Requirement: Leave out the pictures and restate the rest of the data exactly.

Source excerpt:

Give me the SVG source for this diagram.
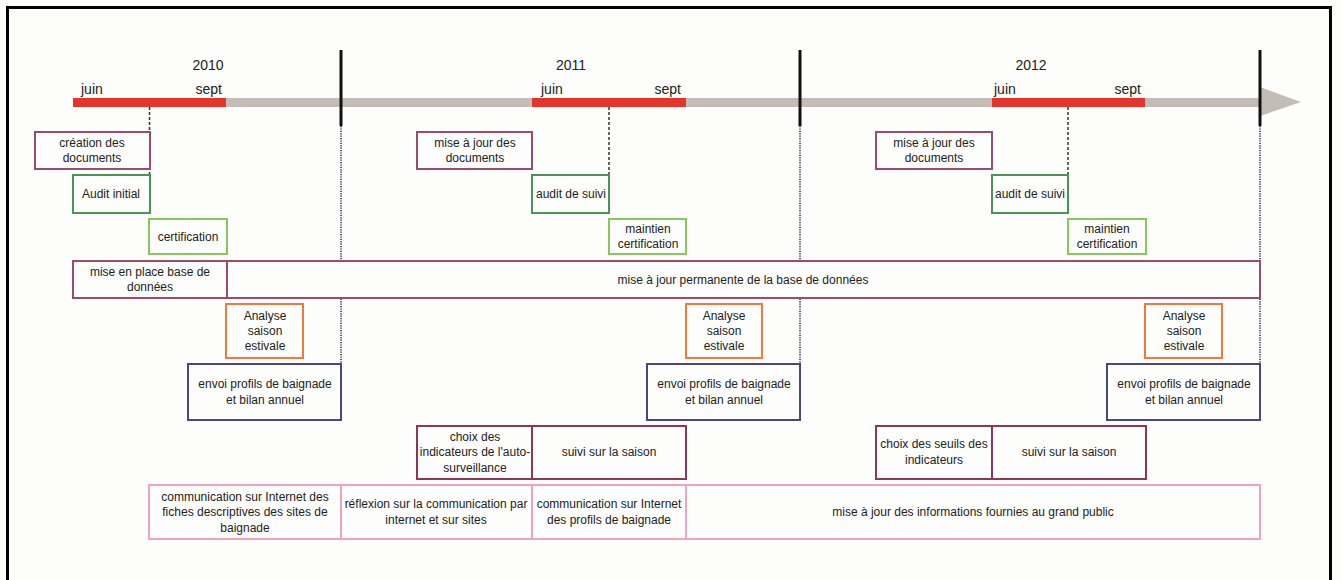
<svg xmlns="http://www.w3.org/2000/svg" width="1342" height="580" viewBox="0 0 1342 580">
<style>
text{font-family:"Liberation Sans",Arial,sans-serif;fill:#222;text-anchor:middle;font-size:12px}
.yr{font-size:14px}
.mo{font-size:14px;text-anchor:start}
.moe{font-size:14px;text-anchor:end}
rect{fill:#fdfdfb}
.m{stroke:#9c4a6e;stroke-width:2}
.m2{stroke:#8e3657;stroke-width:2}
.g{stroke:#4b9458;stroke-width:2}
.lg{stroke:#86c95a;stroke-width:2}
.o{stroke:#f0793c;stroke-width:2}
.n{stroke:#4a4685;stroke-width:2}
.p{stroke:#efa3c3;stroke-width:2}
.dash{stroke:#333;stroke-width:1.5;stroke-dasharray:3 2;fill:none}
.dot{stroke:#5a5a78;stroke-width:2;stroke-dasharray:1.2 1.2;fill:none}
.sep{stroke:#111;stroke-width:3}
</style>
<rect x="0" y="0" width="1342" height="580" style="fill:#fdfdfb"/>
<rect x="7.5" y="7.5" width="1323" height="590" style="fill:#fdfdfb;stroke:#000;stroke-width:3"/>

<g id="timeline">
<rect x="73" y="98" width="1188" height="9" style="fill:#c4bdb6"/>
<polygon points="1260,87 1301,102 1260,116" style="fill:#c4bdb6"/>
<rect x="73" y="98" width="153" height="9" style="fill:#e5342a"/>
<rect x="532" y="98" width="154" height="9" style="fill:#e5342a"/>
<rect x="992" y="98" width="153" height="9" style="fill:#e5342a"/>
<text class="yr" x="208" y="70">2010</text>
<text class="mo" x="81" y="94">juin</text>
<text class="moe" x="222" y="94">sept</text>
<text class="yr" x="571" y="70">2011</text>
<text class="mo" x="541" y="94">juin</text>
<text class="moe" x="681" y="94">sept</text>
<text class="yr" x="1031" y="70">2012</text>
<text class="mo" x="994" y="94">juin</text>
<text class="moe" x="1141" y="94">sept</text>
</g>

<g id="connectors">
<line class="sep" x1="341" y1="50" x2="341" y2="126"/>
<line class="sep" x1="800" y1="50" x2="800" y2="126"/>
<line class="sep" x1="1260" y1="50" x2="1260" y2="126"/>
<line class="dot" x1="341" y1="126" x2="341" y2="364"/>
<line class="dot" x1="800" y1="126" x2="800" y2="364"/>
<line class="dot" x1="1260" y1="126" x2="1260" y2="364"/>
<line class="dash" x1="149.5" y1="107" x2="149.5" y2="175"/>
<line class="dash" x1="609" y1="107" x2="609" y2="175"/>
<line class="dash" x1="1068" y1="107" x2="1068" y2="175"/>
</g>

<g id="creation-documents"><rect class="m" x="35" y="132" width="115" height="37"/><text x="92" y="147">création des</text><text x="92" y="162">documents</text></g>
<g id="audit-initial"><rect class="g" x="73" y="175" width="77" height="38"/><text x="111" y="198">Audit initial</text></g>
<g id="certification"><rect class="lg" x="149" y="219" width="78" height="35"/><text x="188" y="241">certification</text></g>
<g id="mise-en-place-bdd"><rect class="m" x="73" y="261" width="154" height="37"/><text x="150" y="276">mise en place base de</text><text x="150" y="291">données</text></g>
<g id="maj-bdd"><rect class="m" x="227" y="261" width="1033" height="37"/><text x="743" y="284">mise à jour permanente de la base de données</text></g>
<g id="analyse-2010"><rect class="o" x="226" y="304" width="77" height="54"/><text x="265" y="320">Analyse</text><text x="265" y="335">saison</text><text x="265" y="350">estivale</text></g>
<g id="envoi-2010"><rect class="n" x="188" y="364" width="153" height="56"/><text x="265" y="388">envoi profils de baignade</text><text x="265" y="404">et bilan annuel</text></g>

<g id="maj-documents-2011"><rect class="m" x="417" y="132" width="115" height="37"/><text x="475" y="147">mise à jour des</text><text x="475" y="162">documents</text></g>
<g id="audit-suivi-2011"><rect class="g" x="532" y="175" width="77" height="38"/><text x="571" y="198">audit de suivi</text></g>
<g id="maintien-2011"><rect class="lg" x="609" y="219" width="77" height="35"/><text x="648" y="233">maintien</text><text x="648" y="248">certification</text></g>
<g id="analyse-2011"><rect class="o" x="686" y="304" width="76" height="54"/><text x="724" y="320">Analyse</text><text x="724" y="335">saison</text><text x="724" y="350">estivale</text></g>
<g id="envoi-2011"><rect class="n" x="647" y="364" width="153" height="56"/><text x="724" y="388">envoi profils de baignade</text><text x="724" y="404">et bilan annuel</text></g>

<g id="maj-documents-2012"><rect class="m" x="876" y="132" width="116" height="37"/><text x="934" y="147">mise à jour des</text><text x="934" y="162">documents</text></g>
<g id="audit-suivi-2012"><rect class="g" x="992" y="175" width="76" height="38"/><text x="1030" y="198">audit de suivi</text></g>
<g id="maintien-2012"><rect class="lg" x="1068" y="219" width="78" height="35"/><text x="1107" y="233">maintien</text><text x="1107" y="248">certification</text></g>
<g id="analyse-2012"><rect class="o" x="1145" y="304" width="77" height="54"/><text x="1184" y="320">Analyse</text><text x="1184" y="335">saison</text><text x="1184" y="350">estivale</text></g>
<g id="envoi-2012"><rect class="n" x="1107" y="364" width="153" height="56"/><text x="1184" y="388">envoi profils de baignade</text><text x="1184" y="404">et bilan annuel</text></g>

<g id="choix-indicateurs"><rect class="m2" x="417" y="426" width="115" height="53"/><text x="475" y="441">choix des</text><text x="475" y="456">indicateurs de l'auto-</text><text x="475" y="472">surveillance</text></g>
<g id="suivi-saison-2011"><rect class="m2" x="532" y="426" width="154" height="53"/><text x="609" y="456">suivi sur la saison</text></g>
<g id="choix-seuils"><rect class="m2" x="876" y="426" width="116" height="53"/><text x="934" y="448">choix des seuils des</text><text x="934" y="464">indicateurs</text></g>
<g id="suivi-saison-2012"><rect class="m2" x="992" y="426" width="154" height="53"/><text x="1069" y="456">suivi sur la saison</text></g>

<g id="comm-fiches"><rect class="p" x="149" y="485" width="192" height="54"/><text x="245" y="501">communication sur Internet des</text><text x="245" y="516">fiches descriptives des sites de</text><text x="245" y="532">baignade</text></g>
<g id="reflexion-comm"><rect class="p" x="341" y="485" width="191" height="54"/><text x="436" y="508">réflexion sur la communication par</text><text x="436" y="524">internet et sur sites</text></g>
<g id="comm-profils"><rect class="p" x="532" y="485" width="154" height="54"/><text x="609" y="508">communication sur Internet</text><text x="609" y="524">des profils de baignade</text></g>
<g id="maj-informations"><rect class="p" x="686" y="485" width="574" height="54"/><text x="973" y="516">mise à jour des informations fournies au grand public</text></g>
</svg>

Reply to the exercise:
Give me the SVG source for this diagram.
<svg xmlns="http://www.w3.org/2000/svg" width="1342" height="580" viewBox="0 0 1342 580">
<style>
text{font-family:"Liberation Sans",Arial,sans-serif;fill:#222;text-anchor:middle;font-size:12px}
.yr{font-size:14px}
.mo{font-size:14px;text-anchor:start}
.moe{font-size:14px;text-anchor:end}
rect{fill:#fdfdfb}
.m{stroke:#9c4a6e;stroke-width:2}
.m2{stroke:#8e3657;stroke-width:2}
.g{stroke:#4b9458;stroke-width:2}
.lg{stroke:#86c95a;stroke-width:2}
.o{stroke:#f0793c;stroke-width:2}
.n{stroke:#4a4685;stroke-width:2}
.p{stroke:#efa3c3;stroke-width:2}
.dash{stroke:#333;stroke-width:1.5;stroke-dasharray:3 2;fill:none}
.dot{stroke:#5a5a78;stroke-width:2;stroke-dasharray:1.2 1.2;fill:none}
.sep{stroke:#111;stroke-width:3}
</style>
<rect x="0" y="0" width="1342" height="580" style="fill:#fdfdfb"/>
<rect x="7.5" y="7.5" width="1323" height="590" style="fill:#fdfdfb;stroke:#000;stroke-width:3"/>

<g id="timeline">
<rect x="73" y="98" width="1188" height="9" style="fill:#c4bdb6"/>
<polygon points="1260,87 1301,102 1260,116" style="fill:#c4bdb6"/>
<rect x="73" y="98" width="153" height="9" style="fill:#e5342a"/>
<rect x="532" y="98" width="154" height="9" style="fill:#e5342a"/>
<rect x="992" y="98" width="153" height="9" style="fill:#e5342a"/>
<text class="yr" x="208" y="70">2010</text>
<text class="mo" x="81" y="94">juin</text>
<text class="moe" x="222" y="94">sept</text>
<text class="yr" x="571" y="70">2011</text>
<text class="mo" x="541" y="94">juin</text>
<text class="moe" x="681" y="94">sept</text>
<text class="yr" x="1031" y="70">2012</text>
<text class="mo" x="994" y="94">juin</text>
<text class="moe" x="1141" y="94">sept</text>
</g>

<g id="connectors">
<line class="sep" x1="341" y1="50" x2="341" y2="126"/>
<line class="sep" x1="800" y1="50" x2="800" y2="126"/>
<line class="sep" x1="1260" y1="50" x2="1260" y2="126"/>
<line class="dot" x1="341" y1="126" x2="341" y2="364"/>
<line class="dot" x1="800" y1="126" x2="800" y2="364"/>
<line class="dot" x1="1260" y1="126" x2="1260" y2="364"/>
<line class="dash" x1="149.5" y1="107" x2="149.5" y2="175"/>
<line class="dash" x1="609" y1="107" x2="609" y2="175"/>
<line class="dash" x1="1068" y1="107" x2="1068" y2="175"/>
</g>

<g id="creation-documents"><rect class="m" x="35" y="132" width="115" height="37"/><text x="92" y="147">création des</text><text x="92" y="162">documents</text></g>
<g id="audit-initial"><rect class="g" x="73" y="175" width="77" height="38"/><text x="111" y="198">Audit initial</text></g>
<g id="certification"><rect class="lg" x="149" y="219" width="78" height="35"/><text x="188" y="241">certification</text></g>
<g id="mise-en-place-bdd"><rect class="m" x="73" y="261" width="154" height="37"/><text x="150" y="276">mise en place base de</text><text x="150" y="291">données</text></g>
<g id="maj-bdd"><rect class="m" x="227" y="261" width="1033" height="37"/><text x="743" y="284">mise à jour permanente de la base de données</text></g>
<g id="analyse-2010"><rect class="o" x="226" y="304" width="77" height="54"/><text x="265" y="320">Analyse</text><text x="265" y="335">saison</text><text x="265" y="350">estivale</text></g>
<g id="envoi-2010"><rect class="n" x="188" y="364" width="153" height="56"/><text x="265" y="388">envoi profils de baignade</text><text x="265" y="404">et bilan annuel</text></g>

<g id="maj-documents-2011"><rect class="m" x="417" y="132" width="115" height="37"/><text x="475" y="147">mise à jour des</text><text x="475" y="162">documents</text></g>
<g id="audit-suivi-2011"><rect class="g" x="532" y="175" width="77" height="38"/><text x="571" y="198">audit de suivi</text></g>
<g id="maintien-2011"><rect class="lg" x="609" y="219" width="77" height="35"/><text x="648" y="233">maintien</text><text x="648" y="248">certification</text></g>
<g id="analyse-2011"><rect class="o" x="686" y="304" width="76" height="54"/><text x="724" y="320">Analyse</text><text x="724" y="335">saison</text><text x="724" y="350">estivale</text></g>
<g id="envoi-2011"><rect class="n" x="647" y="364" width="153" height="56"/><text x="724" y="388">envoi profils de baignade</text><text x="724" y="404">et bilan annuel</text></g>

<g id="maj-documents-2012"><rect class="m" x="876" y="132" width="116" height="37"/><text x="934" y="147">mise à jour des</text><text x="934" y="162">documents</text></g>
<g id="audit-suivi-2012"><rect class="g" x="992" y="175" width="76" height="38"/><text x="1030" y="198">audit de suivi</text></g>
<g id="maintien-2012"><rect class="lg" x="1068" y="219" width="78" height="35"/><text x="1107" y="233">maintien</text><text x="1107" y="248">certification</text></g>
<g id="analyse-2012"><rect class="o" x="1145" y="304" width="77" height="54"/><text x="1184" y="320">Analyse</text><text x="1184" y="335">saison</text><text x="1184" y="350">estivale</text></g>
<g id="envoi-2012"><rect class="n" x="1107" y="364" width="153" height="56"/><text x="1184" y="388">envoi profils de baignade</text><text x="1184" y="404">et bilan annuel</text></g>

<g id="choix-indicateurs"><rect class="m2" x="417" y="426" width="115" height="53"/><text x="475" y="441">choix des</text><text x="475" y="456">indicateurs de l'auto-</text><text x="475" y="472">surveillance</text></g>
<g id="suivi-saison-2011"><rect class="m2" x="532" y="426" width="154" height="53"/><text x="609" y="456">suivi sur la saison</text></g>
<g id="choix-seuils"><rect class="m2" x="876" y="426" width="116" height="53"/><text x="934" y="448">choix des seuils des</text><text x="934" y="464">indicateurs</text></g>
<g id="suivi-saison-2012"><rect class="m2" x="992" y="426" width="154" height="53"/><text x="1069" y="456">suivi sur la saison</text></g>

<g id="comm-fiches"><rect class="p" x="149" y="485" width="192" height="54"/><text x="245" y="501">communication sur Internet des</text><text x="245" y="516">fiches descriptives des sites de</text><text x="245" y="532">baignade</text></g>
<g id="reflexion-comm"><rect class="p" x="341" y="485" width="191" height="54"/><text x="436" y="508">réflexion sur la communication par</text><text x="436" y="524">internet et sur sites</text></g>
<g id="comm-profils"><rect class="p" x="532" y="485" width="154" height="54"/><text x="609" y="508">communication sur Internet</text><text x="609" y="524">des profils de baignade</text></g>
<g id="maj-informations"><rect class="p" x="686" y="485" width="574" height="54"/><text x="973" y="516">mise à jour des informations fournies au grand public</text></g>
</svg>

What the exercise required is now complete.